[MD] SOLAQI, Kant's TITs, chaos, and the S/I distinction

Laird Bedore lmbedore at vectorstar.com
Tue Jan 2 10:20:04 PST 2007


Hi Guys,

It's been interesting watching how this thread has shifted and danced 
around, all the while conspicuously avoiding the original topic! This 
all started with my acknowledgement that "subject-object logic as 
intellect" (exhaustive) had problems, so I suggested we talk about the 
S/O split as a non-exhaustive subset of intellect to see if it's more 
palatable than Bo's original SOL.

Thinking that the MoQ is seriously opposed to SOM is a very dangerous 
road. The MoQ encompasses and tames SOM, and to some extent relies upon 
the fruits of SOM to provide strength to its argument.
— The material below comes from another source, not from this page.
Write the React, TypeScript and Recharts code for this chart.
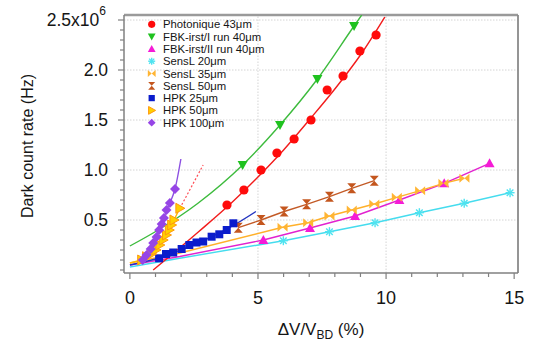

SOM provides an 
awful lot to our intellect and to trash it would be a catastrophic loss. 
An MoQ directly opposed to SOM would be anti-rational, anti-logical, 
self-destructive and doomed from the get-go. SOM just has a big ego and 
the MoQ knocks it down a peg or two. :)

So back toward the original topic again... does a revised SOL improve 
the big picture? SOL/SOM as just one (though dominant) mode of 
intellect, objective reality within intellect and not equivalent to 
primary reality, social and intellectual level empowered by use of 
abstraction/recursion... SOM can then be seen as a method of 
abstraction... Mmm, lots of possible discussion, if anyone's actually 
interested in discussing it, rather than bitching about aspects of the 
SOL already discarded.

-Laird


> Ian said:
> My own struggle with accepting a clear intellectual level is not new. 
> This is one reason I was prepared to see Bo's SOLAQI as a valid 
> intepretation. Still do in fact, as a holding position. ...If we 
> simply treat "intellect" in Pirsig's own development of the MoQ as 
> Good-Old-Fashioned traditional "scientific" rationality (logically 
> positive, objective, etc), then we need space, a further evolutionary 
> layer for better forms of rationality, like the MoQ itself.
>
> dmb says:
> Oh, good grief. You're so clueless and clumsy. C'mon Ian, think about 
> it. If the intellectual level of the MOQ is taken to mean S/O logic or 
> scienific objectivity then the MOQ's highest level is also the MOQ's 
> central enemy. What sort of "logic" could be used to make sense of 
> something that absurd? I mean, is it not obvious that the MOQ is a 
> metaphysical system and a set of intellectual patterns that is 
> specifically opposed to both SOM and scientific materialism? What 
> reason do we have to think the intellect would be equivalent to one 
> certain set of assumptions or one particular worldview? Even in our 
> own debates here, we use the intellect to discuss alternatives to 
> those particular pictures of realtiy. If the intellect were limited to 
> scientific materialism or to SOM, then it would be impossible to write 
> the MOQ or to discuss it here. I mean, the falsity of that assertion 
> is demonstrated here just about every day. Sigh.